FTC Announces Final Order Approving Supermarket Merger


The Federal Trade Commission announced on Monday that they had unanimously approved the final order resolving alleged anticompetitive conduct in New York and Vermont among supermarket operators. The charges came after the Golub Corporation and Tops Market Corporation announced their intent to merge, a merger which would result in the new company controlling nearly 300 supermarkets spanning across six states.

The previous charges claimed that the merger of the Golub Corporation (who owns the Price Chopper supermarket chain) and Tops Market Corporation would constitute anticompetitive conduct in 11 local markets spanning from New York State to Vermont. The initial complaint cited the proposed merger would violate both the Clayton Act as well as the FTC Act. It argued that the merger would result in a highly concentrated grocery sale market.

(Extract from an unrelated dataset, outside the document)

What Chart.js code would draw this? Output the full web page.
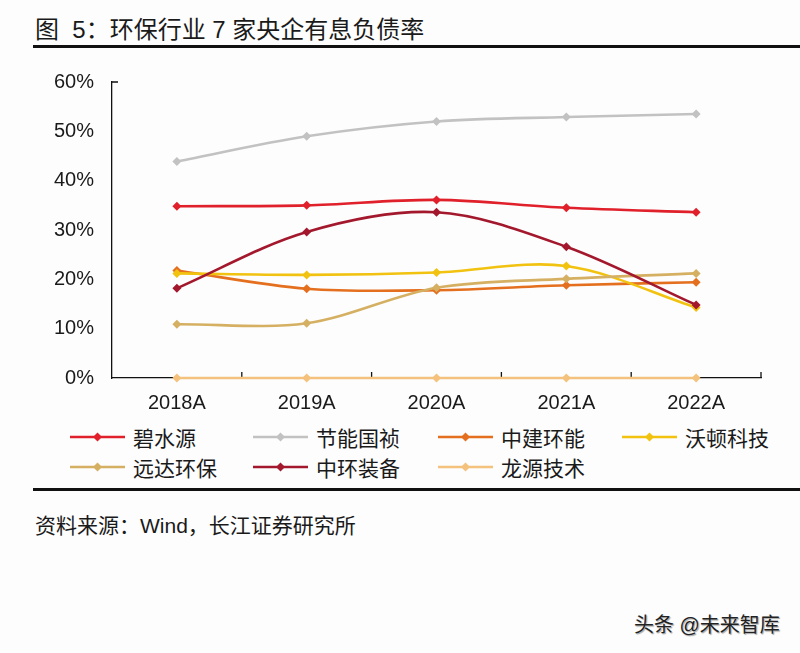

Specifically, the complaint asserted that the ultimate effect of the merger would be “to increase the likelihood that the prices of food or groceries will increase, and that the quality and selection of food, groceries, or services will decrease, in the relevant geographic markets.”

The terms of the settlement require Tops Market Corporation and the Golub Corporation to divest 12 of their supermarkets to C&S Wholesale Grocers. However, if C&S plans to sell any markets they acquire in the divestiture, they must gain approval first from the FTC. Additionally, each supermarket operator divesting markets must communicate with the FTC and obtain their approval prior to “selling or acquiring supermarkets in the affected markets.” The supermarket operators are set to divest one supermarket in each local market mentioned in the complaint, with the exception of two in the Watertown community.